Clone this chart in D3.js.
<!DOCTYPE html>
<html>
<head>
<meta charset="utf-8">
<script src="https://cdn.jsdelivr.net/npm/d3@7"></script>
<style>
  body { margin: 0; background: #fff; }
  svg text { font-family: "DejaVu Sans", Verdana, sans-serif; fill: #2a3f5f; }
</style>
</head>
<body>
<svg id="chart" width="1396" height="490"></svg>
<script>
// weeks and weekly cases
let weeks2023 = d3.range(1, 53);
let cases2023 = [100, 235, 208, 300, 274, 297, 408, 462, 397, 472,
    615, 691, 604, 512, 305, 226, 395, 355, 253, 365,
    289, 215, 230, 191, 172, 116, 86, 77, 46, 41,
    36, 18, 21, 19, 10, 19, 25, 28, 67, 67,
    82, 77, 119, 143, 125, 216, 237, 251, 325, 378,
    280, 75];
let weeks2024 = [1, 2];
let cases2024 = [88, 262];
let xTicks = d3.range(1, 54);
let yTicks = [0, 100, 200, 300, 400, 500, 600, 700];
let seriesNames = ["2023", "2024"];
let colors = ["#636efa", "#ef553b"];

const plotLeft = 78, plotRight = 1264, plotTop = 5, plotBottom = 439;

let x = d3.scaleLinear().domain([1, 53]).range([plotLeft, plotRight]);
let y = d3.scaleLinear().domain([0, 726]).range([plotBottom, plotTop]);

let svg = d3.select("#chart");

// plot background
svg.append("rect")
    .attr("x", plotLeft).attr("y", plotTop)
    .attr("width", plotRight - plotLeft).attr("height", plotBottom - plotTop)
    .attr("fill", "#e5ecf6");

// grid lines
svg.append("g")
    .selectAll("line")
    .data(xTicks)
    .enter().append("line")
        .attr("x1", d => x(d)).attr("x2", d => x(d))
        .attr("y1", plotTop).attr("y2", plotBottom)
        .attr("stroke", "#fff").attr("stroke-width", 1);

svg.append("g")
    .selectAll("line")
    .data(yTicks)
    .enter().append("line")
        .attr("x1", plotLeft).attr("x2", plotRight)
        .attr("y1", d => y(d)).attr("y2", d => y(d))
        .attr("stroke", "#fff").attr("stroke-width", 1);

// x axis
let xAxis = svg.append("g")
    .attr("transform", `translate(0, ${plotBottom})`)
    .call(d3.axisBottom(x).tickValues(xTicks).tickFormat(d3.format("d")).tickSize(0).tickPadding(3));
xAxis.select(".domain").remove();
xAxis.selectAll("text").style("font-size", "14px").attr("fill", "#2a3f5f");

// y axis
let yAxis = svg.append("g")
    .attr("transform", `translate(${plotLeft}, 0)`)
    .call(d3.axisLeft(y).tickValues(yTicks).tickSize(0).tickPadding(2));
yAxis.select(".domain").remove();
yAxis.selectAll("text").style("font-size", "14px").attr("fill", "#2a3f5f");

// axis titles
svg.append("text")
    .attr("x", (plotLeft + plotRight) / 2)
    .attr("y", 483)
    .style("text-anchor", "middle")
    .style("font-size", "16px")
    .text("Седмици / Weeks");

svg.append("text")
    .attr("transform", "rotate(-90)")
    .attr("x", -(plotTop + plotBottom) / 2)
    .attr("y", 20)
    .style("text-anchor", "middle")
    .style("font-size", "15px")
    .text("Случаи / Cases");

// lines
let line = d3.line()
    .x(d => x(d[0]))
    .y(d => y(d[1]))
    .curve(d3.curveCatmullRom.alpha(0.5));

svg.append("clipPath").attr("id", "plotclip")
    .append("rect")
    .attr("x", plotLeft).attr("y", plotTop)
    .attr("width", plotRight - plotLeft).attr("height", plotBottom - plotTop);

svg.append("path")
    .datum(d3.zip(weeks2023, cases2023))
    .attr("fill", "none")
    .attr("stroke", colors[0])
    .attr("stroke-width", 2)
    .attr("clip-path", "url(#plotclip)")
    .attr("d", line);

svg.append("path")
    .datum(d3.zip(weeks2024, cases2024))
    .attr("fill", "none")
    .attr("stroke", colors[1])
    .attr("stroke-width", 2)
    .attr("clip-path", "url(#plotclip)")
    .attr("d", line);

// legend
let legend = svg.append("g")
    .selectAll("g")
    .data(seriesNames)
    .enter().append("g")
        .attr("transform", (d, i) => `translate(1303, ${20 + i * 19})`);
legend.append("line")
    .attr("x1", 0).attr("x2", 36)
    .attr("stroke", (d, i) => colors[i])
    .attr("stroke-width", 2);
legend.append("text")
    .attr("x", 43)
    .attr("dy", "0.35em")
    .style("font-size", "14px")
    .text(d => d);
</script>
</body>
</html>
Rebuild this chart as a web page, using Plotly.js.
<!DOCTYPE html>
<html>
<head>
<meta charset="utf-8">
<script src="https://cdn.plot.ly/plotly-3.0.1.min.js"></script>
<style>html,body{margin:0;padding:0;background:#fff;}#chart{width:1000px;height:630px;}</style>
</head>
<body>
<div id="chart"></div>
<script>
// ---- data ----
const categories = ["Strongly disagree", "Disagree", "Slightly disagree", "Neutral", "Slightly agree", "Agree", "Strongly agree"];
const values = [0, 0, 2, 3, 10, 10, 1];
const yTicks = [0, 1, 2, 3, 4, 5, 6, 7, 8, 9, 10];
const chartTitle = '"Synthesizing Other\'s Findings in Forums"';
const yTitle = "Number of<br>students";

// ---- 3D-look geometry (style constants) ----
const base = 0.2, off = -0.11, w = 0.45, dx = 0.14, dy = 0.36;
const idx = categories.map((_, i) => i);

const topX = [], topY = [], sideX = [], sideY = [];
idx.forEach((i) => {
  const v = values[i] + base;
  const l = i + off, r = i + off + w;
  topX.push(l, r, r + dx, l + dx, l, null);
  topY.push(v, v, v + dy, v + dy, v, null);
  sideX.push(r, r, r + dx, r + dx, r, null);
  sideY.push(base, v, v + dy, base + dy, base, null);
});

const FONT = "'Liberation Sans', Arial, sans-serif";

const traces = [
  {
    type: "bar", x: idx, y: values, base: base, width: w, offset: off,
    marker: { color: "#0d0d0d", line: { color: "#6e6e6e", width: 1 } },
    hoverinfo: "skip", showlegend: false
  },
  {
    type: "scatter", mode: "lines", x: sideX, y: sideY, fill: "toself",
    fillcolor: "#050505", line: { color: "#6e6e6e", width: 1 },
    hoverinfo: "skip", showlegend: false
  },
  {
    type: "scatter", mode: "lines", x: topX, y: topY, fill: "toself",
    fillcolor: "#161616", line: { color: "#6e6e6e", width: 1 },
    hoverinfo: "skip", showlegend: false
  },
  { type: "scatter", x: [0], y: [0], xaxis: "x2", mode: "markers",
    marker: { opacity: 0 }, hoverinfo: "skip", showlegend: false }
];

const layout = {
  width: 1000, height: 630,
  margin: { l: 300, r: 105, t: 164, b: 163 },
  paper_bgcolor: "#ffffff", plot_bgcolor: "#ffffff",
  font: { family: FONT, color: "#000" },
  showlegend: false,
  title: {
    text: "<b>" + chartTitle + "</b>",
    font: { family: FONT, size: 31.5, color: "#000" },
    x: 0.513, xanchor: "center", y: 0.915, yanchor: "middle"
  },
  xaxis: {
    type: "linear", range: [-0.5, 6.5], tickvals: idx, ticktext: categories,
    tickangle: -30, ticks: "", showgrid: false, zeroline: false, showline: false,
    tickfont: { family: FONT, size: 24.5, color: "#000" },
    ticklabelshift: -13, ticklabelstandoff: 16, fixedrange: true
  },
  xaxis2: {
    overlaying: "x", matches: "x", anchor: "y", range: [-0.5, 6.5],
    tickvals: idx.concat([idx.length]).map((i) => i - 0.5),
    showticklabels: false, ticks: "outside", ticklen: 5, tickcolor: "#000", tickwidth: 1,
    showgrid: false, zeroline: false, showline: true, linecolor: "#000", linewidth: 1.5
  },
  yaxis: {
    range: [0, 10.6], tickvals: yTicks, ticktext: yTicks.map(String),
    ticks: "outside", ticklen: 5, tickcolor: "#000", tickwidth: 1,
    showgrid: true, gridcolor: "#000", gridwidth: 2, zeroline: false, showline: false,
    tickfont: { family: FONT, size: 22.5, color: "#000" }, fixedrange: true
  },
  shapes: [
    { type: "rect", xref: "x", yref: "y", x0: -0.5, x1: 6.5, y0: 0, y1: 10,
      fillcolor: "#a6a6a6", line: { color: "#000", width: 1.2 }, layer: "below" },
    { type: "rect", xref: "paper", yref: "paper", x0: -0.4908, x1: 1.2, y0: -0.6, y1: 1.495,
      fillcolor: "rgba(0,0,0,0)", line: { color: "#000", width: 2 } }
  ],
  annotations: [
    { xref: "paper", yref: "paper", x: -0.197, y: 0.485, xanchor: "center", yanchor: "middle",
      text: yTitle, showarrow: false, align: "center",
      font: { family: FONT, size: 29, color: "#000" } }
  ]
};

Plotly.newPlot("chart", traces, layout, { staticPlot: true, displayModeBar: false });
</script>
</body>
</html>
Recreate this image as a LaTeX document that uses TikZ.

• **DIRECTIONS**
The line containing "Rebuild this chart" opens the part, and the line containing "const idx = categories.map((_, i) => i);" closes it. Output that part exactly, with both, and only that.

• **REPLY**
Rebuild this chart as a web page, using Plotly.js.
<!DOCTYPE html>
<html>
<head>
<meta charset="utf-8">
<script src="https://cdn.plot.ly/plotly-3.0.1.min.js"></script>
<style>html,body{margin:0;padding:0;background:#fff;}#chart{width:1000px;height:630px;}</style>
</head>
<body>
<div id="chart"></div>
<script>
// ---- data ----
const categories = ["Strongly disagree", "Disagree", "Slightly disagree", "Neutral", "Slightly agree", "Agree", "Strongly agree"];
const values = [0, 0, 2, 3, 10, 10, 1];
const yTicks = [0, 1, 2, 3, 4, 5, 6, 7, 8, 9, 10];
const chartTitle = '"Synthesizing Other\'s Findings in Forums"';
const yTitle = "Number of<br>students";

// ---- 3D-look geometry (style constants) ----
const base = 0.2, off = -0.11, w = 0.45, dx = 0.14, dy = 0.36;
const idx = categories.map((_, i) => i);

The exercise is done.